De plus en plus, en matières d'essais, de documents de "non fictions" comme disent les saxons, nombre de livres paraissent avec pour seul but avoué de faire sa petite tournée médiatique. En politique, les relations incestueuses entre éditeurs et acteurs politique poussent à des sommets d'irresponsabilité : pour quelques livres sérieux, pour quelques livres qui rencontrent un public (pas forcément les mêmes) on assiste à un déferlement sans nom de bouquins ni faits ni à faire, aux propos indigents et aux ventes faméliques. Non pas que la réussite commerciale soit un critère, mais les fours à répétition enregistrés par les éditeurs pourraient les inciter à arrêter. Même avec des a valoir faibles, publier Jean-Christophe Cambadélis, Valérie Pécresse, Axelle Tessandier ou Vincent Feltesse pour prendre des exemples récents sont l'assurance renouvelée de perdre de l'argent. De l'argent, mais aussi de la place en librairie et de l'attention dans les médias car ces non livres ont souvent une couverture presse disproportionnée par rapport à leurs ventes... Et donc, égoïstement, ces livres sont une plaie pour ceux qui ont l'obligation professionnelle de les lire, d'où l'urgence que je vois à faire refluer leur aberrante production. 

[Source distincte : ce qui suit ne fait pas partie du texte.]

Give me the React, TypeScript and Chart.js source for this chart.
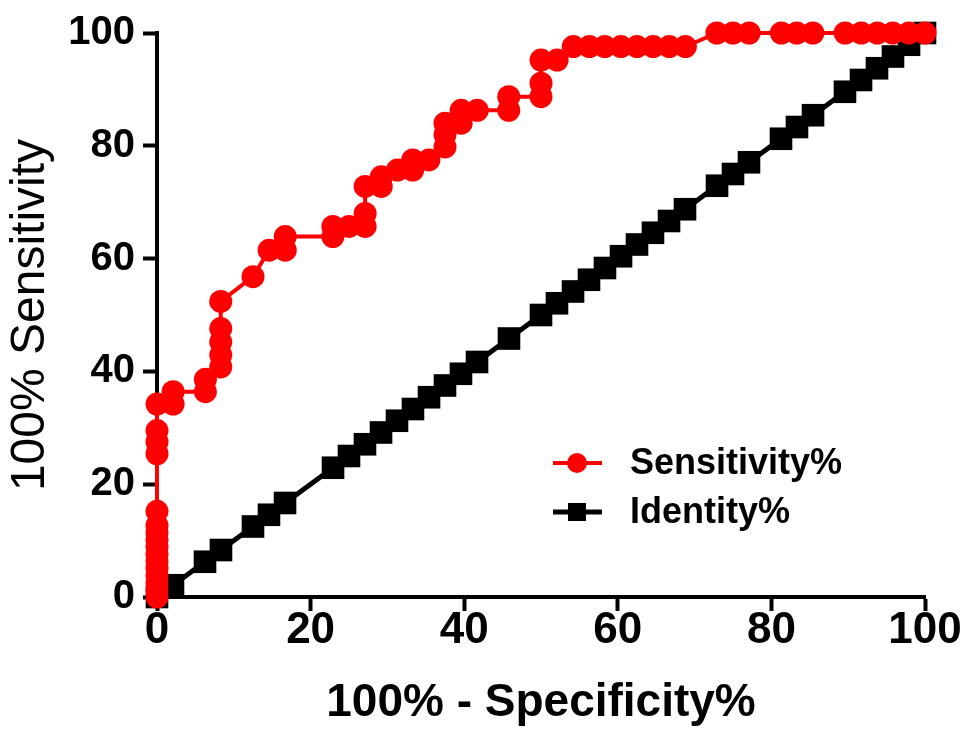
import React, { useEffect, useRef } from 'react';
import { Chart, registerables } from 'chart.js';

Chart.register(...registerables);

// ROC curve: 100% - Specificity% (x) and Sensitivity% (y)
const rocFpr: number[] = [
  0, 0, 0, 0, 0, 0, 0, 0, 0, 0, 0, 0, 0, 0, 0, 0,
  2.1, 2.1, 6.3, 6.3, 8.3, 8.3, 8.3, 8.3, 8.3,
  12.5, 14.6, 16.7, 16.7, 22.9, 22.9, 25, 27.1, 27.1, 27.1,
  29.2, 29.2, 31.3, 33.3, 33.3, 35.4, 37.5, 37.5, 37.5, 39.6, 39.6,
  41.7, 45.8, 45.8, 50, 50, 50, 52.1, 54.2, 56.3, 58.3, 60.4,
  62.5, 64.6, 66.7, 68.8, 72.9, 75, 77.1, 81.3, 83.3, 85.4,
  89.6, 91.7, 93.8, 95.8, 97.9, 100,
];
const rocSens: number[] = [
  0, 1.3, 2.5, 3.8, 5.1, 6.3, 7.6, 8.9, 10.1, 11.4, 12.7, 15.2, 25.4, 27.5, 29.5, 34.2,
  34.2, 36.4, 36.4, 38.6, 40.8, 42.9, 45.2, 47.6, 52.4,
  56.8, 61.5, 61.5, 63.9, 63.9, 65.7, 65.7, 65.7, 68, 72.8,
  72.8, 74.5, 75.7, 75.7, 77.5, 77.5, 79.8, 82, 84, 84, 86.3,
  86.3, 86.3, 88.7, 88.7, 91.1, 95.2, 95.2, 97.6, 97.6, 97.6, 97.6,
  97.6, 97.6, 97.6, 97.6, 100, 100, 100, 100, 100, 100,
  100, 100, 100, 100, 100, 100,
];

// reference (chance) line
const identityX: number[] = [
  0, 2.08, 6.25, 8.33, 12.5, 14.58, 16.67, 22.92, 25, 27.08, 29.17, 31.25,
  33.33, 35.42, 37.5, 39.58, 41.67, 45.83, 50, 52.08, 54.17, 56.25, 58.33,
  60.42, 62.5, 64.58, 66.67, 68.75, 72.92, 75, 77.08, 81.25, 83.33, 85.42,
  89.58, 91.67, 93.75, 95.83, 97.92, 100,
];
const identityY: number[] = [
  0, 2.08, 6.25, 8.33, 12.5, 14.58, 16.67, 22.92, 25, 27.08, 29.17, 31.25,
  33.33, 35.42, 37.5, 39.58, 41.67, 45.83, 50, 52.08, 54.17, 56.25, 58.33,
  60.42, 62.5, 64.58, 66.67, 68.75, 72.92, 75, 77.08, 81.25, 83.33, 85.42,
  89.58, 91.67, 93.75, 95.83, 97.92, 100,
];

const axisTicks: number[] = [0, 20, 40, 60, 80, 100];
const seriesNames: string[] = ['Sensitivity%', 'Identity%'];

const SANS = "'Liberation Sans', Arial, sans-serif";
const NARROW = "'Liberation Sans Narrow', 'Arial Narrow', 'Liberation Sans', sans-serif";

// legend drawn inside the plot, lower right, like the GraphPad original
const insideLegend = {
  id: 'insideLegend',
  afterDatasetsDraw(chart: Chart) {
    const { ctx, chartArea } = chart;
    const x0 = chartArea.left + 396;
    const rows = [chartArea.top + 430, chartArea.top + 479];
    ctx.save();
    ctx.font = `bold 36px ${SANS}`;
    ctx.textBaseline = 'middle';
    ctx.textAlign = 'left';
    rows.forEach((y, i) => {
      const color = i === 0 ? '#ff0000' : '#000000';
      ctx.strokeStyle = color;
      ctx.fillStyle = color;
      ctx.lineWidth = i === 0 ? 4 : 5;
      ctx.beginPath();
      ctx.moveTo(x0, y);
      ctx.lineTo(x0 + 49, y);
      ctx.stroke();
      if (i === 0) {
        ctx.beginPath();
        ctx.arc(x0 + 24, y, 10, 0, Math.PI * 2);
        ctx.fill();
      } else {
        ctx.fillRect(x0 + 15, y - 9, 18, 18);
      }
      ctx.fillStyle = '#000';
      ctx.fillText(seriesNames[i], x0 + 77, y + 1);
    });
    ctx.restore();
  },
};

const RocChart: React.FC = () => {
  const canvasRef = useRef<HTMLCanvasElement>(null);

  useEffect(() => {
    if (!canvasRef.current) return;
    const chart = new Chart(canvasRef.current, {
      type: 'line',
      data: {
        datasets: [
          {
            label: seriesNames[0],
            data: rocFpr.map((x, i) => ({ x, y: rocSens[i] })),
            borderColor: '#ff0000',
            backgroundColor: '#ff0000',
            borderWidth: 4,
            pointStyle: 'circle',
            pointRadius: 11.5,
            pointBorderWidth: 0,
            pointHoverRadius: 11.5,
            clip: false,
            order: 0,
          },
          {
            label: seriesNames[1],
            data: identityX.map((x, i) => ({ x, y: identityY[i] })),
            borderColor: '#000000',
            backgroundColor: '#000000',
            borderWidth: 5,
            pointStyle: 'rect',
            pointRadius: 16,
            pointBorderWidth: 0,
            pointHoverRadius: 16,
            clip: false,
            order: 1,
          },
        ],
      },
      options: {
        responsive: false,
        animation: false,
        layout: { padding: { top: 33, right: 44, bottom: 0, left: 0 } },
        plugins: {
          legend: { display: false },
          tooltip: { enabled: false },
        },
        scales: {
          x: {
            type: 'linear',
            min: 0,
            max: 100,
            afterBuildTicks: (scale: any) => {
              scale.ticks = axisTicks.map((v) => ({ value: v }));
            },
            afterFit: (scale: any) => {
              scale.height = 145;
            },
            grid: {
              display: true,
              drawOnChartArea: false,
              drawTicks: true,
              tickLength: 14,
              tickWidth: 4,
              tickColor: '#000',
            },
            border: { display: true, color: '#000', width: 4 },
            ticks: {
              color: '#000',
              padding: -2,
              maxRotation: 0,
              font: { family: NARROW, size: 44, weight: 'bold', lineHeight: 1 },
            },
            title: {
              display: true,
              text: '100% - Specificity%',
              color: '#000',
              padding: { top: 0, bottom: 11 },
              font: { family: SANS, size: 46, weight: 'bold' },
            },
          },
          y: {
            type: 'linear',
            min: 0,
            max: 100,
            afterBuildTicks: (scale: any) => {
              scale.ticks = axisTicks.map((v) => ({ value: v }));
            },
            afterFit: (scale: any) => {
              scale.width = 157;
            },
            grid: {
              display: true,
              drawOnChartArea: false,
              drawTicks: true,
              tickLength: 14,
              tickWidth: 4,
              tickColor: '#000',
            },
            border: { display: true, color: '#000', width: 4 },
            ticks: {
              color: '#000',
              padding: 8,
              font: { family: SANS, size: 40, weight: 'bold' },
            },
            title: {
              display: true,
              text: '100% Sensitivity',
              color: '#000',
              padding: { top: 2, bottom: 0 },
              font: { family: SANS, size: 48, weight: 'normal' },
            },
          },
        },
      },
      plugins: [insideLegend],
    });

    return () => {
      chart.destroy();
    };
  }, []);

  return (
    <div style={{ position: 'fixed', left: 0, top: 0, width: 969, height: 742, background: '#fff' }}>
      <canvas ref={canvasRef} width={969} height={742} style={{ display: 'block' }} />
    </div>
  );
};

export default function App() {
  return <RocChart />;
}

Il y a quelques années, Bernard Pivot avait raconté son quotidien professionnel dans un très beau récit, intitulé "le métier de lire", où il narrait sa joie toujours renouvelée, quasi enfantine, à découvrir les paquets, entamer des plongées dans des récits d'auteurs inconnus ou au contraire retrouver ses auteurs fétiches et amis intimes (Modiano, Semprun...). Lorsque le journaliste littéraire le plus célèbre de France avait rejoint l'Académie Goncourt, ses confrères avaient confessé être éberlués par l'enthousiasme de Pivot qu'ils avaient rebaptisé "le roi Lire". Et nombre des autres jurés de confesser, sous couvert d'anonymat cette fois, qu'ils ne comprenaient pas comment on pouvait encore faire preuve de tant de joie devant des romans qui leur tombent des mains, à eux. La différence notable est que Pivot ne lit "que" de la fiction et que l'on peut pardonner beaucoup à un roman qui essaie, même s'il échoue à séduire. On peut se dire que les créateurs ont tenté. Mais dans la non fiction, dans les témoignages, cette règle ne prévaut pas et on aimerait dire à l'immense majorité d'entre eux qu'ils auraient du les garder pour eux, pour leurs dîners en ville, pour leurs archives personnelles même si la façon dont ses livres sont rédigées trahit manifestement une hésitation entre détestation, panique et incapacité face au fait de devoir assembler des mots pour en tirer des phrases. En reposant ces livres non choisis, je me rappelle que je n'aime rien tant que les sélectionner un à un dans une librairie, discuter avec les libraire, peser, soupeser, humer un paragraphe au milieu et le reposer, puis le reprendre. Bref, lire par passion plutôt que cette étonnante et  un peu déprimante découverte de la lecture par devoir.